Doug's Sounding Board


17
Nov

Exercise induced asthma – a new theory

In the course of taking the same running training program that I took last year when I got my DVT I think I’ve come to a new realization about exercise induced asthma*. Before I couldn’t find any pattern and the seemingly random nature could be frustrating. Will it happen this time?

During the course Tom, the owner of the Fleet Feet in Aptos and instructor, made every effort to make sure we didn’t over-do the training. Sunday was the long conversational run and Wednesday was the speed building run with a few walk/run miles on other days to keep things moving.

Sunday also had various health and fitness guest speakers. One of those speakers was a physical therapist at Dominican. He explained that the cardio-vascular system will get to where it needs to be a lot faster than the muscles that do the work will. Also that it’s important not to push beyond what you can do.
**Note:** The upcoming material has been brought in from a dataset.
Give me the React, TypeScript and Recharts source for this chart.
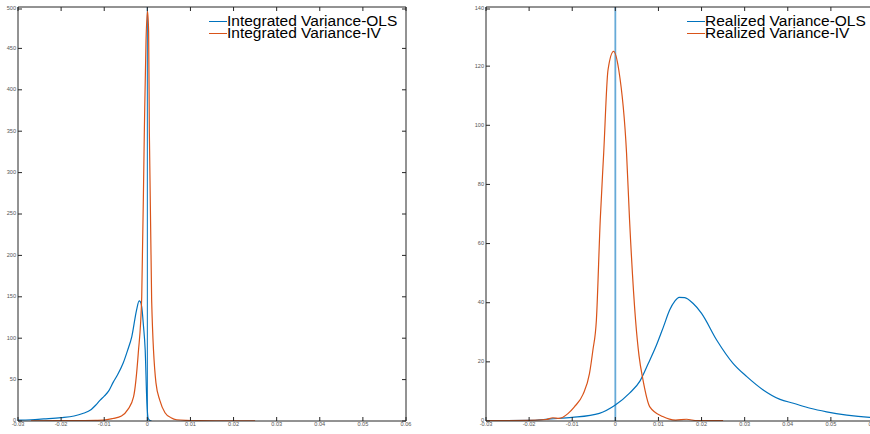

He didn’t explain where that limit was or how to find it, but he at least did say that you shouldn’t increase more than 10% from week to week.

So on the final long run this last Sunday I realized that at the slow pace I don’t seem to get any exercise-induced asthma, while when the Wednesday runs got intense enough out it came. I missed one of the Wednesday nights but I tried to make it up on a Thursday morning and as soon as I tried to push it the asthma came.

So maybe the onset of asthma is my dividing line; where I push myself beyond what I’m capable of. I know I used to be able to do more before it kicked in when I’ve been in better shape. It’s frustrating, but at the same time it’s also really satisfying to learn the signals of my body and learn where the limits are so I can begin the push to extend them.

* I also can have allergy induced asthma, but I can generally tell if that’s going to be an issue before I begin exercise.